ESG ETFs 'not the right tool' for positive impact

Passive products have 'significant limitations'

James Baxter-Derrington
ESG ETFs 'not the right tool' for positive impact

Exchange-traded funds (ETFs) and passive products are "not the right tool" to achieve both financial and positive impact return, according to Fred Kooij (pictured), chief investment officer at Tribe Impact Capital.

With 45% of actively managed UK equity funds underperforming the S&P UK BMI benchmark year to date, according to a recent Spiva report, it is difficult to pick the right active managers and justify their fees, Kooij said, making it "understandable" that retail investors turn to ETFs.

However, the CIO detailed key factors which investors seeking effective ESG and impact portfolios need to consider before relying on passive products, including "blind index tracking".

Passive managers are either choosing to ignore the data in the marketplace or they are not weighting it enough within their rules and the algorithms."

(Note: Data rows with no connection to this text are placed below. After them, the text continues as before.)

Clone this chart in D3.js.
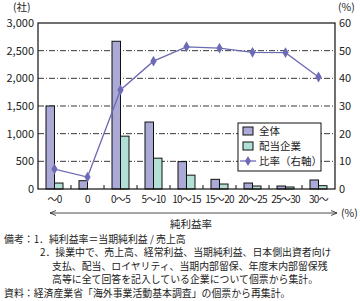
<!DOCTYPE html>
<html>
<head>
<meta charset="utf-8">
<script src="https://cdn.jsdelivr.net/npm/d3@7"></script>
<style>
  body { margin: 0; background: #fff; }
  svg text { font-family: "Noto Sans CJK JP", "Noto Sans", sans-serif; fill: #222; }
</style>
</head>
<body>
<script>
// Screen dimensions.
const WIDTH = 360;
const HEIGHT = 301;

// Data
const categories = ["～0", "0", "0～5", "5～10", "10～15", "15～20", "20～25", "25～30", "30～"];
const totalCount = [1500, 150, 2670, 1210, 495, 175, 108, 54, 163];
const dividendCount = [108, 0, 955, 557, 250, 90, 54, 36, 60];
const ratio = [7.2, 4.3, 35.8, 46.2, 51.4, 50.9, 49.4, 49.3, 40.5];
const leftTicks = [0, 500, 1000, 1500, 2000, 2500, 3000];
const rightTicks = [0, 10, 20, 30, 40, 50, 60];
const legendLabels = ["全体", "配当企業", "比率（右軸）"];
const notes = [
  {x: 4, text: "備考：1．純利益率＝当期純利益 / 売上高"},
  {x: 40, text: "2．操業中で、売上高、経常利益、当期純利益、日本側出資者向け"},
  {x: 52, text: "支払、配当、ロイヤリティ、当期内部留保、年度末内部留保残"},
  {x: 52, text: "高等に全て回答を記入している企業について個票から集計。"},
  {x: 4, text: "資料：経済産業省「海外事業活動基本調査」の個票から再集計。"}
];

const COL_TOTAL = "#aba9d6";
const COL_DIV = "#b2e0d6";
const COL_LINE = "#6d6bb5";

const svg = d3.select("body").append("svg").attr("width", WIDTH).attr("height", HEIGHT);

const plot = {left: 38, right: 335, top: 23, bottom: 189};

// Scales
const x = d3.scaleBand().domain(categories).range([plot.left, plot.right]);
const yL = d3.scaleLinear().domain([0, 3000]).range([plot.bottom, plot.top]);
const yR = d3.scaleLinear().domain([0, 60]).range([plot.bottom, plot.top]);

// Grid lines
svg.append("g").selectAll("line").data(leftTicks.slice(1, -1)).enter().append("line")
  .attr("x1", plot.left).attr("x2", plot.right)
  .attr("y1", d => yL(d)).attr("y2", d => yL(d))
  .attr("stroke", "#222").attr("stroke-width", 0.9)
  .attr("stroke-dasharray", "6,2,1,2");

// Left axis
const leftAxis = svg.append("g").attr("transform", `translate(${plot.left},0)`)
  .call(d3.axisLeft(yL).tickValues(leftTicks).tickSize(0).tickPadding(4).tickFormat(d3.format(",")));
leftAxis.select(".domain").remove();
leftAxis.selectAll("text").attr("font-size", 11).attr("fill", "#222");

// Right axis
const rightAxis = svg.append("g").attr("transform", `translate(${plot.right},0)`)
  .call(d3.axisRight(yR).tickValues(rightTicks).tickSize(0).tickPadding(4));
rightAxis.select(".domain").remove();
rightAxis.selectAll("text").attr("font-size", 11).attr("fill", "#222");

// Bars
const bw = 8.5;
svg.append("g").selectAll("rect").data(totalCount).enter().append("rect")
  .attr("x", (d, i) => x(categories[i]) + x.bandwidth() / 2 - bw)
  .attr("y", d => yL(d))
  .attr("width", bw)
  .attr("height", d => plot.bottom - yL(d))
  .attr("fill", COL_TOTAL).attr("stroke", "#111").attr("stroke-width", 1);

svg.append("g").selectAll("rect").data(dividendCount).enter().append("rect")
  .attr("x", (d, i) => x(categories[i]) + x.bandwidth() / 2)
  .attr("y", d => yL(d))
  .attr("width", bw)
  .attr("height", d => plot.bottom - yL(d))
  .attr("fill", COL_DIV).attr("stroke", "#111").attr("stroke-width", d => d > 0 ? 1 : 0);

// Frame
svg.append("rect")
  .attr("x", plot.left).attr("y", plot.top)
  .attr("width", plot.right - plot.left).attr("height", plot.bottom - plot.top)
  .attr("fill", "none").attr("stroke", "#111").attr("stroke-width", 1.2);

// Category boundary ticks
svg.append("g").selectAll("line").data(categories.slice(1)).enter().append("line")
  .attr("x1", d => x(d)).attr("x2", d => x(d))
  .attr("y1", plot.bottom - 4).attr("y2", plot.bottom)
  .attr("stroke", "#111");

// Ratio line
const line = d3.line().x((d, i) => x(categories[i]) + x.bandwidth() / 2).y(d => yR(d));
svg.append("path").datum(ratio).attr("d", line)
  .attr("fill", "none").attr("stroke", COL_LINE).attr("stroke-width", 1.3);
svg.append("g").selectAll("path").data(ratio).enter().append("path")
  .attr("d", d3.symbol().type(d3.symbolDiamond).size(34))
  .attr("transform", (d, i) => `translate(${x(categories[i]) + x.bandwidth() / 2},${yR(d)})`)
  .attr("fill", COL_LINE);

// X labels
svg.append("g").selectAll("text").data(categories).enter().append("text")
  .attr("x", d => x(d) + x.bandwidth() / 2)
  .attr("y", 203)
  .attr("text-anchor", "middle")
  .attr("font-size", 10)
  .attr("letter-spacing", -0.7)
  .text(d => d);

// Arrows
svg.append("line").attr("x1", 50).attr("x2", 337).attr("y1", 213).attr("y2", 213)
  .attr("stroke", "#222").attr("stroke-width", 0.8);
svg.append("path").attr("d", "M50,213 L56,210.5 M50,213 L56,215.5").attr("stroke", "#222").attr("stroke-width", 0.8).attr("fill", "none");
svg.append("path").attr("d", "M337,213 L331,210.5 M337,213 L331,215.5").attr("stroke", "#222").attr("stroke-width", 0.8).attr("fill", "none");
svg.append("text").attr("x", 341).attr("y", 217).attr("font-size", 10.5).text("(%)");
svg.append("text").attr("x", 191).attr("y", 228).attr("text-anchor", "middle").attr("font-size", 10.5).text("純利益率");

// Axis units
svg.append("text").attr("x", 13).attr("y", 11).attr("font-size", 10.5).text("(社)");
svg.append("text").attr("x", 338).attr("y", 11).attr("font-size", 10.5).text("(%)");

// Legend
const legend = svg.append("g").attr("transform", "translate(238,123)");
legend.append("rect").attr("width", 83).attr("height", 48)
  .attr("fill", "#fff").attr("stroke", "#111").attr("stroke-width", 1);
legend.append("rect").attr("x", 5).attr("y", 4).attr("width", 10).attr("height", 8)
  .attr("fill", COL_TOTAL).attr("stroke", "#111");
legend.append("rect").attr("x", 5).attr("y", 19).attr("width", 10).attr("height", 8)
  .attr("fill", COL_DIV).attr("stroke", "#111");
legend.append("line").attr("x1", 2).attr("x2", 18).attr("y1", 38).attr("y2", 38)
  .attr("stroke", COL_LINE).attr("stroke-width", 1.3);
legend.append("path").attr("d", d3.symbol().type(d3.symbolDiamond).size(30))
  .attr("transform", "translate(10,38)").attr("fill", COL_LINE);
legend.selectAll("text.lab").data(legendLabels).enter().append("text")
  .attr("class", "lab")
  .attr("x", 21).attr("y", (d, i) => 12 + i * 15)
  .attr("font-size", 10.5)
  .text(d => d);

// Notes
svg.append("g").selectAll("text").data(notes).enter().append("text")
  .attr("x", d => d.x).attr("y", (d, i) => 243 + i * 13.4)
  .attr("font-size", 9.9)
  .text(d => d.text);
</script>
</body>
</html>
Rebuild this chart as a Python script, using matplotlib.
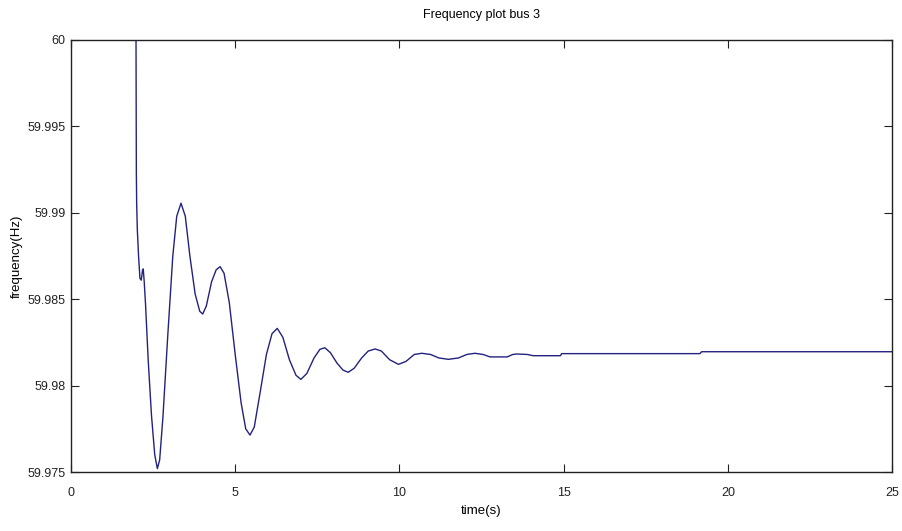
import numpy as np
import matplotlib
matplotlib.use("Agg")
import matplotlib.pyplot as plt
from matplotlib.ticker import FixedLocator, FuncFormatter

plt.rcParams['font.family'] = ['Liberation Sans', 'DejaVu Sans']

# values (time in s, frequency in Hz)
t = [0.0, 1.98, 1.99, 2.00, 2.02, 2.06, 2.10, 2.14, 2.18, 2.20, 2.23, 2.27,
     2.35, 2.45, 2.55, 2.63, 2.70, 2.80, 2.95, 3.10, 3.22, 3.35, 3.48, 3.62,
     3.78, 3.92, 4.01, 4.12, 4.28, 4.42, 4.54, 4.66, 4.82, 5.00, 5.18, 5.32,
     5.45, 5.58, 5.75, 5.95, 6.12, 6.28, 6.45, 6.65, 6.85, 7.00, 7.18, 7.40,
     7.58, 7.73, 7.90, 8.10, 8.28, 8.44, 8.62, 8.85, 9.05, 9.26, 9.45, 9.70,
     9.97, 10.20, 10.45, 10.68, 10.95, 11.20, 11.49, 11.80, 12.05, 12.30,
     12.55, 12.76, 13.28, 13.45, 13.57, 13.90, 14.07, 14.90, 14.94, 19.15,
     19.20, 25.0]
freq = [60.0, 60.0, 59.9923, 59.9905, 59.9890, 59.9874, 59.9862, 59.9861,
        59.9867, 59.98675, 59.9860, 59.9847, 59.9815, 59.9783, 59.9760,
        59.9752, 59.9757, 59.9782, 59.9830, 59.9875, 59.9898, 59.99055,
        59.9898, 59.9875, 59.9853, 59.9843, 59.98414, 59.9846, 59.9860,
        59.9867, 59.98688, 59.9865, 59.9848, 59.9818, 59.9790, 59.9775,
        59.97714, 59.9776, 59.9795, 59.9818, 59.9830, 59.98331, 59.9828,
        59.9815, 59.9806, 59.98036, 59.9807, 59.9816, 59.9821, 59.98219,
        59.9819, 59.9813, 59.9809, 59.98077, 59.9810, 59.9816, 59.9820,
        59.98212, 59.9820, 59.9815, 59.98123, 59.9814, 59.9818, 59.98187,
        59.9818, 59.9816, 59.98152, 59.9816, 59.9818, 59.98187, 59.9818,
        59.98166, 59.98166, 59.9818, 59.98183, 59.9818, 59.98173, 59.98173,
        59.98185, 59.98185, 59.98196, 59.98196]

xticks = [0, 5, 10, 15, 20, 25]
yticks = [59.975, 59.98, 59.985, 59.99, 59.995, 60.0]

fig = plt.figure(figsize=(9.02, 5.31), dpi=100)
ax = fig.add_axes([0.0787, 0.111, 0.9103, 0.814])

ax.plot(t, freq, color='#22227f', linewidth=1.0)

ax.set_xlim(0, 25)
ax.set_ylim(59.975, 60.0)
ax.xaxis.set_major_locator(FixedLocator(xticks))
ax.yaxis.set_major_locator(FixedLocator(yticks))
ax.yaxis.set_major_formatter(FuncFormatter(lambda v, p: '%g' % round(v, 3)))
ax.tick_params(direction='in', length=6, width=0.8, top=True, right=True,
               labelsize=9, colors='#222222')
ax.tick_params(axis='x', pad=11)
ax.tick_params(axis='y', pad=4)

for s in ax.spines.values():
    s.set_linewidth(1.0)
    s.set_color('#222222')

ax.set_title('Frequency plot bus 3', fontsize=9, pad=16)
ax.set_xlabel('time(s)', fontsize=9.5, labelpad=4)
ax.set_ylabel('frequency(Hz)', fontsize=9.5, labelpad=3)

fig.savefig('out.png', dpi=100)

"As it currently stands, passive strategies typically replicate an index without explicit engagement or stewardship on the companies within the index," he said.

"This can leave passive strategies exposed to holdings at risk of poor ESG outcomes with limited opportunities to engage directly with all companies in the portfolio."

ETFs labelled as 'impact', 'responsible' or 'sustainable' may also rely solely on third party ESG data, Kooij added, which can leave passive funds holding more "businesses whose practices and products are not sustainable and positively impactful".

Additionally, there is "enough [company] disclosure" available to investors, Kooij said, which should provide enough information for passive products to achieve more with sustainability.

"It appears passive managers are either choosing to ignore the data in the marketplace or they are not weighting it enough within their rules and the algorithms."

These factors, combined with "limited shareholder engagement" can result in passive funds being "as much a part of the problem as their holdings", Kooij argued.

"Investing for impact cannot be silent on what a company does."

"In an actively managed approach, engagement and stewardship is more easily achieved on more concentrated portfolios; baked into bottom-up stock selection, and in the case of sustainable/impact active managers, the inclusion of explicit ESG/impact targets and outcomes."

However, the ETF industry has started to recognise these factors and instigate change, with specialists building proprietary indices "populated with companies that have been subject to rigorous analysis and engagement", before being wrapped into a cost-effective ETF, Kooij recognised.

He added that while positive steps are being taken, most underlying indices still update only half yearly and shareholder engagement needs "significant development" before these limitations can be overcome.

"Inputs into decision making today need to be multi-dimensional and based on finance, social, environmental, geopolitical and economic factors. Nuances in the data need to be appreciated as much as the data itself needs to be interrogated."